What Was the Point of Moon's Dash to Washington?

      April 15, 2019 13:15

      The leaders of South Korea and the U.S. are so many miles apart on almost every area of their approach to North Korean denuclearization that it remains a mystery why they even bothered meeting last week.

      Asked if he can accept President Moon Jae-in's proposals for phased denuclearization, Trump said, "I'd have to see what the deal is. You could work out step-by-step pieces, but at this moment, we're talking about the big deal. The big deal is we have to get rid of nuclear weapons." Asked about the sanctions against North Korea, Trump reiterated that he feels the ones in place now are adequate, whereas Moon wants them lifted as soon as possible. And when it comes to another U.S.-North Korea summit, which Moon is pushing for, Trump was lukewarm. "A third summit could happen. And it's step by step. It's not a fast process; I've never said it would be. It's step by step," he said.

      Summits are usually held only once officials have ironed out the key differences so that the leaders can present a façade of sunshine and roses to the world, or else the leaders are called in to break a deadlock.

      But neither of those things happened when the two presidents met. It became clear that very little, if any, preparation had taken place, but there was no in-depth discussion between Trump and Moon either. As usual, Trump really only wanted to talk to the press, and ran so far over time that the ensuing summit lasted less than five minutes.
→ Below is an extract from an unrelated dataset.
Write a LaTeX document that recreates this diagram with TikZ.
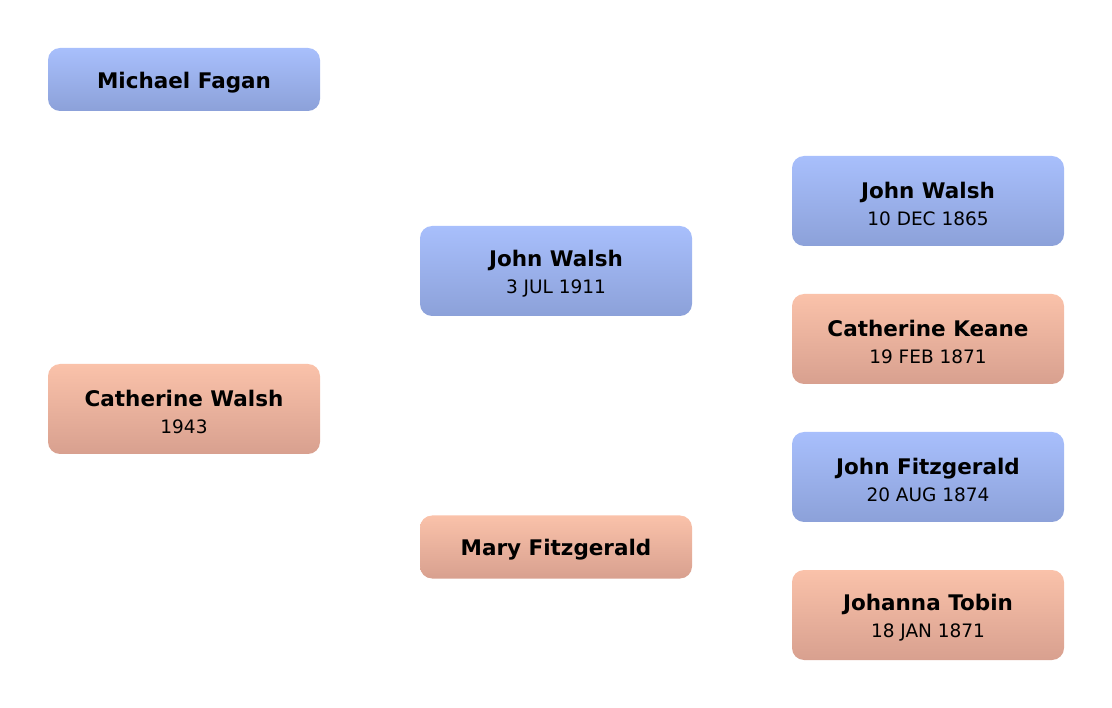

      Then what was the point? Cheong Wa Dae officials patted themselves on the shoulder and said the summit "eliminated various uncertainties and rekindled momentum for dialogue" with North Korea. But the one thing that was made clearer by it was how far apart the two leaders are. Of course that can be helpful too. Now everyone can see how unrealistic the Moon administration's hopes are to resume cross-border economic projects and get sanctions against North Korea lifted. Moon must now focus his time and energy on convincing Kim Jong-un that he needs to wake up and give up his pipe dreams of making North Korea a prosperous nuclear power.